“What does rock’n’roll mean?”
At first glance, there’s little that can be said about Million Dollar Quartet really. It is not a show I would normally ever have thought of going to see, the music not being of my era or a genre that I know much about. But when a ticket was wafted in front of me combined with the knowledge that the show is closing mid-January, I thought ‘what the hey’ and trundled along to the Noël Coward Theatre for the evening. What was most surprising about was that I really rather enjoyed myself.
The show is based around the real life meeting of Elvis Presley, Johnny Cash, Jerry Lee Lewis and Carl Perkins (have to admit I hadn’t heard of Perkins) on 4th December 1956 at the Sun Records recording studio in Memphis. Over the course of the evening, the four rip through over 20 of the songs for which they became hugely famous with the help of two additional musicians and Presley’s girlfriend Dyanne who’s on hand to provide the odd bit of vocal support.

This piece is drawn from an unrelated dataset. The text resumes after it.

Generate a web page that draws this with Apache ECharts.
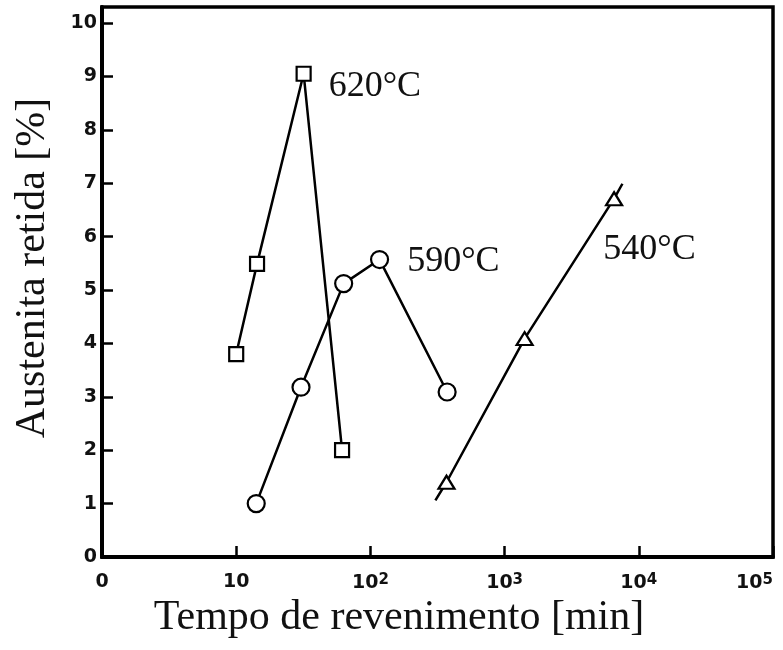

There’s also something of an attempt to work in some proper story: mainly around the record label shenanigans with professional rivalries coming to the fore, testing friendships and loyalties of these four men at different stages in their career.
There’s no denying that this dramatic side falls a bit flat: so little time is devoted to it and it does require a fair bit of pre-knowledge that it often feels rather rushed through. Bill Ward manfully deals with a whole load of expositionary dialogue as Sun Records’ founder Sam Phillips who masterminded the meeting but essentially, this stuff is just filler for the music. And what music we get: songs like ‘Blue Suede Shoes’, ‘Down By The Riverside’, ‘I Walk The Line’, ‘Great Balls of Fire’, ‘Hound Dog’ and ‘See You Later Alligator’. All is sung and played lived by the actors and the band and it is all done with such aplomb that it is hard not to be impressed.
Michael Malarkey demonstrates just how much Rizzo from Grease is one of the greatest truth-tellers of our time when she sings ‘Elvis Elvis, let me be; keep that pelvis far from me’ as he is stunningly attractive and full of an incredible vitality as a youthful Presley. Oliver Seymour-Marsh impressed with his guitar skills even if I wasn’t too familiar with any of his songs as Carl Perkins and Derek Hagen has great fun as a gravelly Johnny Cash. Ben Goddard is simply extraordinary as Jerry Lee Lewis though, the quirky energy and insanity he brings to his piano playing has to be seen to be believed. Francesca Jackson gave us a fabulously sultry rendition of Fever too to balance the gender books a little.
Million Dollar Quartet does not pretend to be anything more than it is and in and of itself, it is a rather neat piece of entertainment. It sounds amazing throughout, it looks good in its simple set and it ends with a mini concert / tribute gig with a highly effective set tranformation that had (some) people up and dancing in the aisles. And though many, including myself, have been guilty of a deal of snobbery towards such shows, there’s no doubting its crowd-pleasing appeal. Looking around, it went down an absolute treat with the majority of the audience and if a show is bringing in audiences, can this really be declared a bad thing for the West End because it is a jukebox musical rather than a play. Had you asked me before I went, I would have tried to argue yes; now I’m not too sure. Goodness gracious indeed!